Twenty Years After by Alexandre Dumas

On Kindle via Project Gutenberg

This is the sequel to "The Three Musketeers" and in my opinion is a more enjoyable book.   All the quartet from the previous novel are reintroduced this time to cope with the machinations of Cardinal Mazarin, an Italian of such reprehensible character as to make them long for the good old days of Cardinal Richelieu.
Anne of Austria, the Queen Mother, is Regent for King Louis the Fourteenth and is very much under the influence of Mazarin which causes a group of nobles to form an opposition party known as the Fronde.   D'Artagnan as a lieutenant in the Musketeers must support the Queen which also means Mazarin whilst Athos and Aramis are with the Fronde. Porthos is persuaded to join D'Artagnan though neither are keen to support anything to do with Mazarin.
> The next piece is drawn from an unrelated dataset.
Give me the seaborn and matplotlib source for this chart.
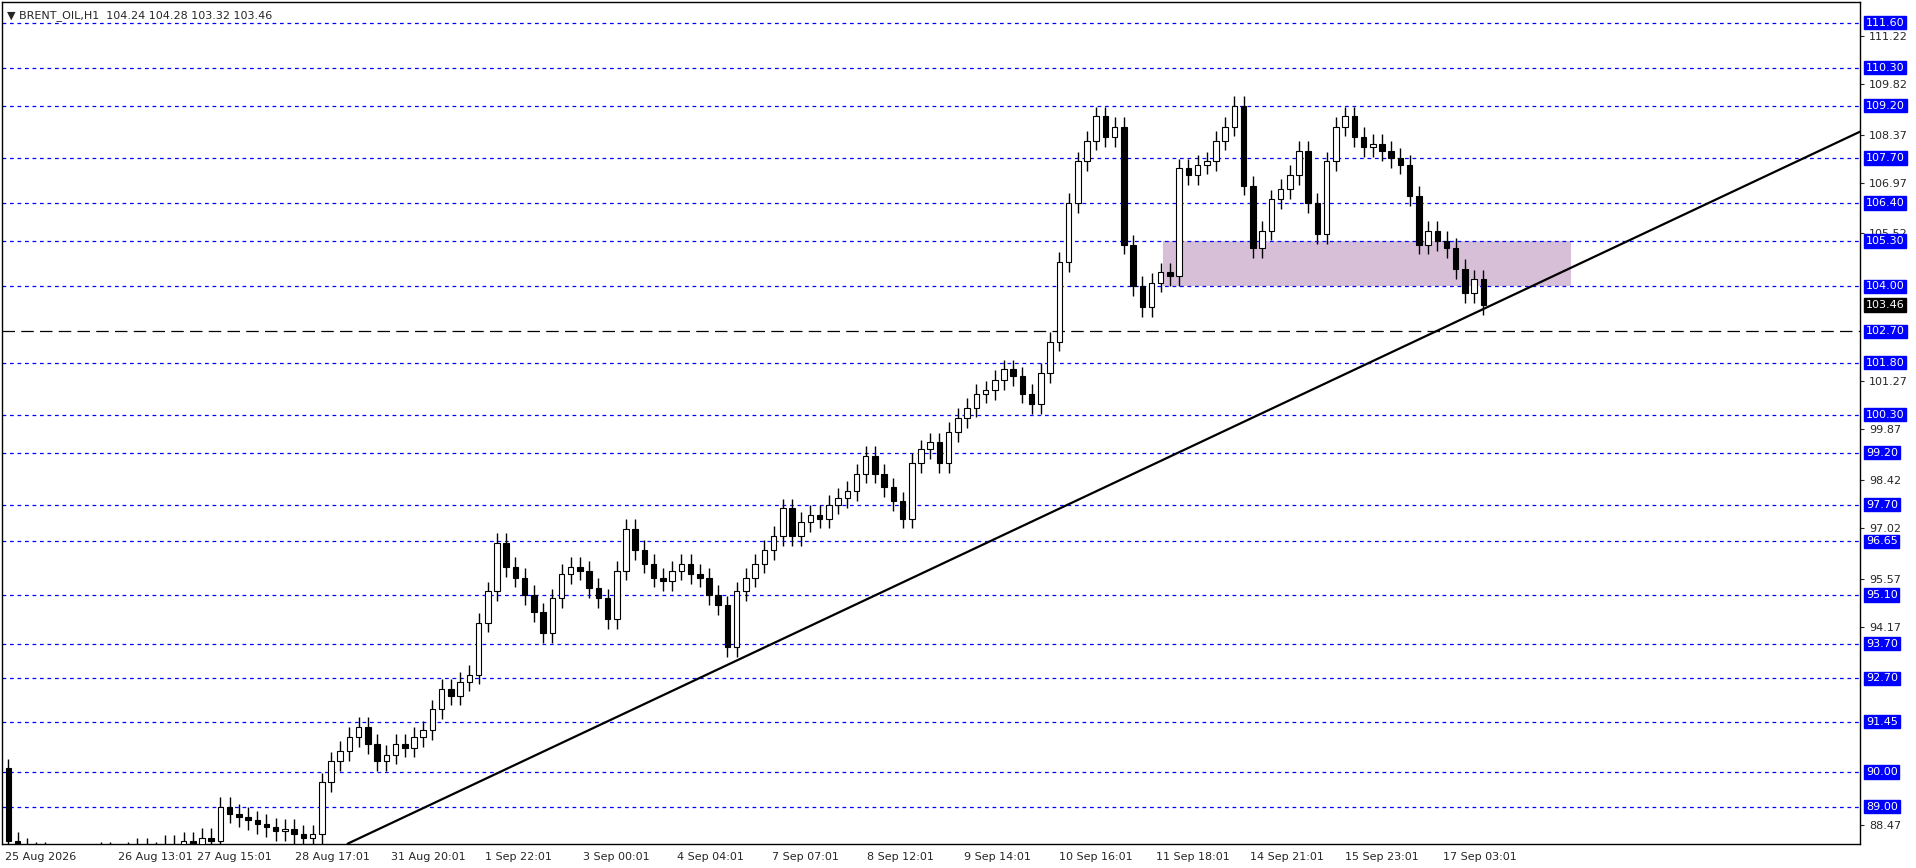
import matplotlib
matplotlib.use("Agg")
import matplotlib.pyplot as plt
import matplotlib.transforms as mtransforms
import seaborn as sns
import numpy as np
import pandas as pd

closes = [88.0, 87.8, 87.6, 87.7, 87.5, 87.6, 87.4, 87.5, 87.6, 87.5, 87.7, 87.6, 87.5, 87.7, 87.8,
          87.6, 87.7, 87.9, 87.8, 88.0, 87.9, 88.1, 88.0,
          89.0, 88.8, 88.7, 88.6, 88.5, 88.4, 88.3, 88.35, 88.2, 88.1, 88.2,
          89.7, 90.3, 90.6, 91.0, 91.3, 90.8, 90.3, 90.5, 90.8, 90.7, 91.0, 91.2, 91.8, 92.4, 92.2,
          92.6, 92.8, 94.3, 95.2, 96.6, 95.9, 95.6, 95.1, 94.6, 94.0, 95.0, 95.7, 95.9, 95.8, 95.3,
          95.0, 94.4, 95.8, 97.0, 96.4, 96.0, 95.6, 95.5, 95.8, 96.0, 95.7, 95.6, 95.1, 94.8, 93.6,
          95.2, 95.6, 96.0, 96.4, 96.8, 97.6, 96.8, 97.2, 97.4, 97.3, 97.7, 97.9, 98.1, 98.6, 99.1,
          98.6, 98.2, 97.8, 97.3, 98.9, 99.3, 99.5, 98.9, 99.8, 100.2, 100.5, 100.9, 101.0, 101.3,
          101.6, 101.4, 100.9, 100.6, 101.5, 102.4, 104.7, 106.4, 107.6, 108.2, 108.9, 108.3, 108.6,
          105.2, 104.0, 103.4, 104.1, 104.4, 104.3, 107.4, 107.2, 107.5, 107.6, 108.2, 108.6, 109.2,
          106.9, 105.1, 105.6, 106.5, 106.8, 107.2, 107.9, 106.4, 105.5, 107.6, 108.6, 108.9, 108.3,
          108.0, 108.1, 107.9, 107.7, 107.5, 106.6, 105.2, 105.6, 105.3, 105.1, 104.5, 103.8, 104.2,
          103.46]
first_open = 90.1
wick = 0.28

blue_levels = [111.60, 110.30, 109.20, 107.70, 106.40, 105.30, 104.00, 101.80, 100.30, 99.20,
               97.70, 96.65, 95.10, 93.70, 92.70, 91.45, 90.00, 89.00]
dash_level = 102.70
last_price = 103.46
plain_ticks = [111.22, 109.82, 108.37, 106.97, 105.52, 101.27, 99.87, 98.42, 97.02, 95.57, 94.17, 88.47]

x_labels = ["25 Aug 2026", "26 Aug 13:01", "27 Aug 15:01", "28 Aug 17:01", "31 Aug 20:01",
            "1 Sep 22:01", "3 Sep 00:01", "4 Sep 04:01", "7 Sep 07:01", "8 Sep 12:01",
            "9 Sep 14:01", "10 Sep 16:01", "11 Sep 18:01", "14 Sep 21:01", "15 Sep 23:01",
            "17 Sep 03:01"]
x_label_pos = [-0.4, 11.9, 20.5, 31.1, 41.5, 51.7, 62.3, 72.5, 82.8, 93.1, 103.7, 114.0, 124.5,
               134.7, 145.0, 155.6]

trend_x = [36.8, 200.9]
trend_y = [87.93, 108.46]
zone_x = [125.2, 169.5]
zone_y = [104.0, 105.3]

sns.set_style("white")
plt.rcParams['font.family'] = ['DejaVu Sans']

fig = plt.figure(figsize=(19.16, 8.68), dpi=100)
ax = fig.add_axes([0.001, 0.028, 0.970, 0.970])

idx = np.arange(len(closes))
opens = [first_open] + closes[:-1]
df = pd.DataFrame({"i": idx, "o": opens, "c": closes})
df["h"] = df[["o", "c"]].max(axis=1) + wick
df["l"] = df[["o", "c"]].min(axis=1) - wick

# zone
ax.fill_between(zone_x, zone_y[0], zone_y[1], color="#d8bfd8", zorder=1, lw=0)

for lv in blue_levels:
    ax.axhline(lv, color="#0000ff", ls=(0, (3, 3)), lw=0.9, zorder=2)
ax.axhline(dash_level, color="black", ls=(0, (10, 5)), lw=0.9, zorder=2)

# candles
ax.vlines(df["i"], df["l"], df["h"], color="black", lw=1, zorder=3)
up = df["c"] >= df["o"]
ax.bar(df["i"][up], (df["c"] - df["o"])[up].clip(lower=0.03), bottom=df["o"][up], width=0.6,
       color="white", edgecolor="black", lw=0.8, zorder=4)
ax.bar(df["i"][~up], (df["o"] - df["c"])[~up], bottom=df["c"][~up], width=0.6,
       color="black", edgecolor="black", lw=0.8, zorder=4)

sns.lineplot(x=trend_x, y=trend_y, color="black", lw=1.6, ax=ax, zorder=5)

ax.set_xlim(-0.7, 200.9)
ax.set_ylim(87.93, 112.2)

ax.yaxis.tick_right()
ax.set_yticks(plain_ticks)
ax.set_yticklabels([f"{v:.2f}" for v in plain_ticks], fontsize=8)
ax.tick_params(axis="y", length=3, pad=3)
ax.set_xticks(x_label_pos)
ax.set_xticklabels(x_labels, fontsize=8, ha="left")
ax.tick_params(axis="x", length=3, pad=3)
for s in ax.spines.values():
    s.set_color("black")
    s.set_linewidth(1)

tr = mtransforms.blended_transform_factory(ax.transAxes, ax.transData)
for lv in blue_levels + [dash_level]:
    ax.text(1.003, lv, f"{lv:.2f}", transform=tr, fontsize=8, color="white", va="center", ha="left",
            bbox=dict(boxstyle="square,pad=0.15", fc="#0000ff", ec="#0000ff"), clip_on=False)
ax.text(1.003, last_price, f"{last_price:.2f}", transform=tr, fontsize=8, color="white",
        va="center", ha="left", bbox=dict(boxstyle="square,pad=0.15", fc="black", ec="black"),
        clip_on=False)

ax.text(0.003, 0.99, "\u25bc BRENT_OIL,H1  104.24 104.28 103.32 103.46", transform=ax.transAxes,
        fontsize=8, va="top", ha="left")

fig.savefig("out.png", dpi=100)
Into the plot comes a young man who is the son of the infamous Lady de Winter who was executed at the behest of the Musketeers in the previous novel.   Needless to say this young man is bent on vengeance and contrives to cause the quartet a heap of trouble before he is overcome.
Twenty Years After is an excellent book that I had intended to read for years but never got round to and I can thank a dose of the 'flu for finaly bringing me to settle down to it.
As the saying goes they don't write them like that any more which is all the more reason to cherish them now.